With ubiquitous collection devices (e.g. smartphones), having too much data may become an increasingly common problem for spatial analysts, even with increasingly powerful computers. This is ironic, because a few short decades ago, too little data was a primary constraint.

This tutorial builds on the 'Attribute joins' section of the Creating maps in R tutorial to demonstrate how clusters can be identified in a field of spatial points and then used as the basis of aggregation to reduce the total number of points. It is also available on rpubs.
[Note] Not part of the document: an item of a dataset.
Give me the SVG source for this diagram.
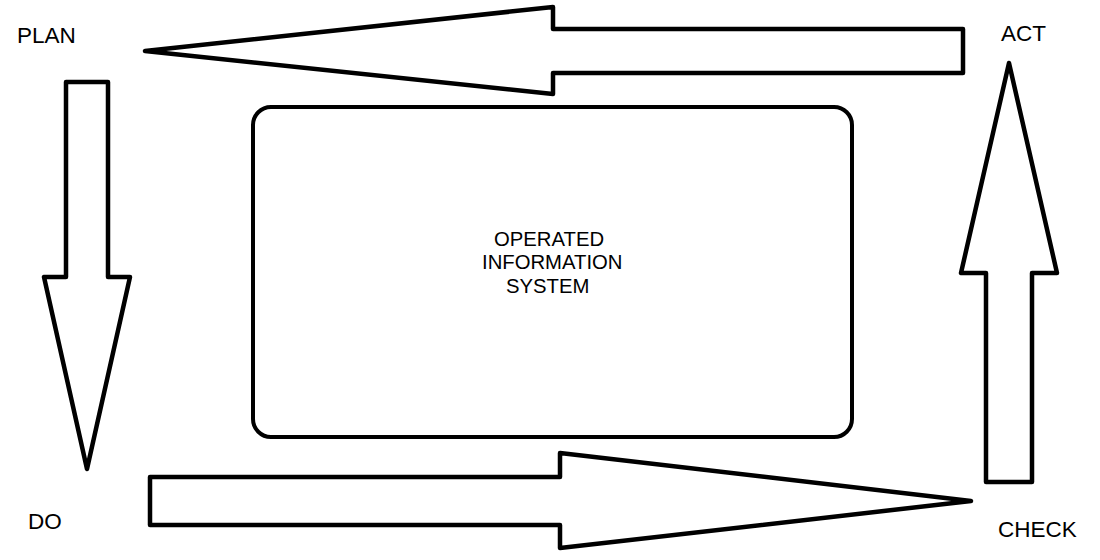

As well as providing a useful way of manipulating data, the tutorial also demonstrates the creation of a multi-layered map with R's base graphics.

plot of chunk Aggregated data for culters

Load the data

So, starting from within the project's folder (which can be downloaded from here), lets start by reaffirming our starting point: transport points in London:

library(sp)  # add spatial package to load the S4 spatial objects
load("data/stations.RData")  # load 731 station points
class(stations)  # double-check what type of data we have

## [1] "SpatialPointsDataFrame"
## attr(,"package")
## [1] "sp"

load("data/lnd.RData")  # load London zones for context
plot(stations)

plot of chunk Plot of the point data

Plotting density

From the above plot it seems that these points are quite evenly distributed, with some minor clusters. How can we identify these? A common option is to convert the point data into a 2d continuous field of point density. In order to do this, and then create density contours, we will first convert them into the ppp class. This allows us to use the powerful functions of the spatstat package to be used on the points.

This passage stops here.